Participations Forms will only be taken into account for the calculation of the quorum and for the votes, if such forms: (i) are duly completed and signed, (ii) attach a form of book-entry statement substantially in the form attached hereto (a Form of Book Entry Statement) or in such form as is regularly used by the account holder, duly completed and signed by the relevant account holder (a Valid Book Entry Statement), and (iii) are received by the Centralizing Agent at least three (3) calendar days before the date of the relevant General Meeting, i.e. for the First General Meeting at the latest on 4 July 2023 at 23:59 (Paris time) (or on 10 July 2023 at 23:59 (Paris time) for the Adjourned General Meeting), such forms being a Valid Participation Form if the above listed conditions are met.

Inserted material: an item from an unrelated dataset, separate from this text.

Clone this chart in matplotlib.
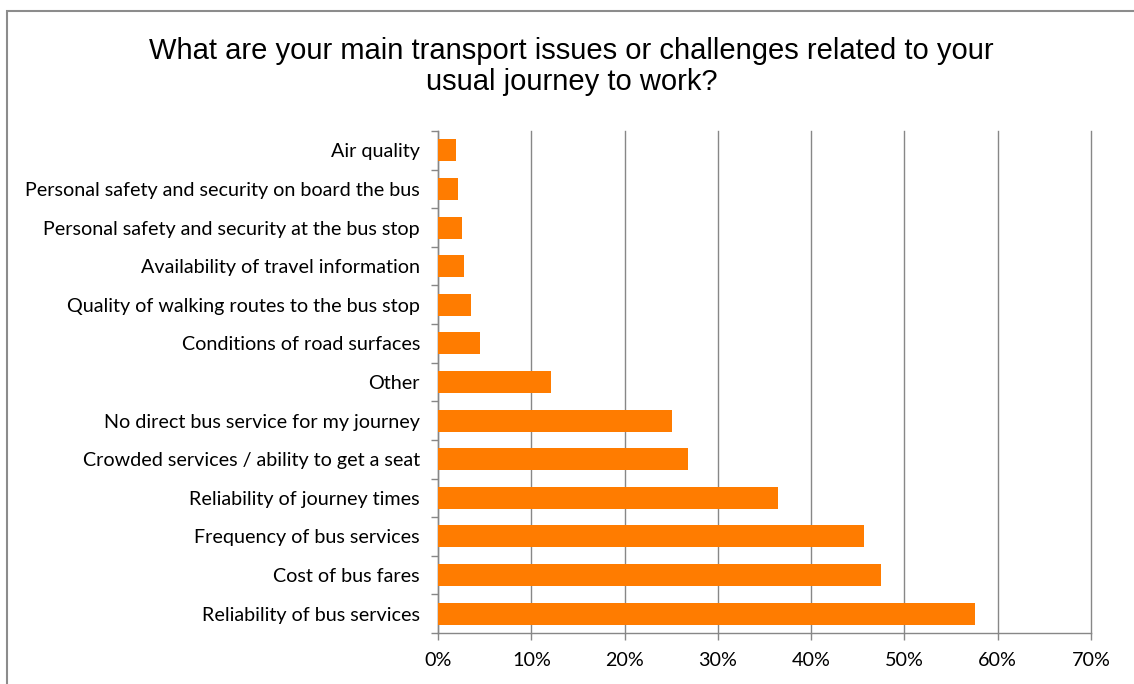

An Information Request Form, a Participation Form and a Form of Book Entry Statement are attached hereto. These forms are available upon request from the Centralizing Agent (contact details below). The Noteholders must send the relevant Participation Form fully completed and signed to their Account Holder, who shall send it with a Valid Book Entry Statement to the Centralizing Agent by mail or email.
Valid Participation Forms will be valid for the Adjourned General Meeting convened with the same agenda, subject as set out in paragraph entitled "Voting requirements" below. Covivio Hotels has the power to waive or adjourn the General Meeting.
The Information Request Form and the Participation Form are attached to this notice of meeting and are available upon request at the Centralizing Agent:
UPTEVIA
Attention to Emilie VERGNES / Jean-Charles BATTAGLIA
12 Place des Etats Unis,
CS 40083, 92549 Montrouge Cedex France
Tel: +33 1.57.78.34.28 / +33 1.57.78.32.67
Email: [email protected]
[email protected]
[email protected]
[email protected]
and can also be downloaded from the Company's website (https://www.covivio-hotels.fr/consent-solicitations-green-bonds-proposal/)
Voting requirements
In accordance with article R.228-71 of the French Code de commerce and the Condition 9.4 (a) of the Terms and Conditions of the Notes, the rights of each Noteholder to participate in the General Meeting will be evidenced by the entries in the books of the relevant account holder of the name of such Noteholder as of 00:00 (midnight) (Paris time) on the second (2nd) business day in Paris preceding the date set for the General Meeting (i.e., on 5 July 2023 at 00:01 (Paris time) for the First General Meeting or on 11 July 2023 at 00:01 (Paris time) for the Adjourned General Meeting) (in each case, the Record Date).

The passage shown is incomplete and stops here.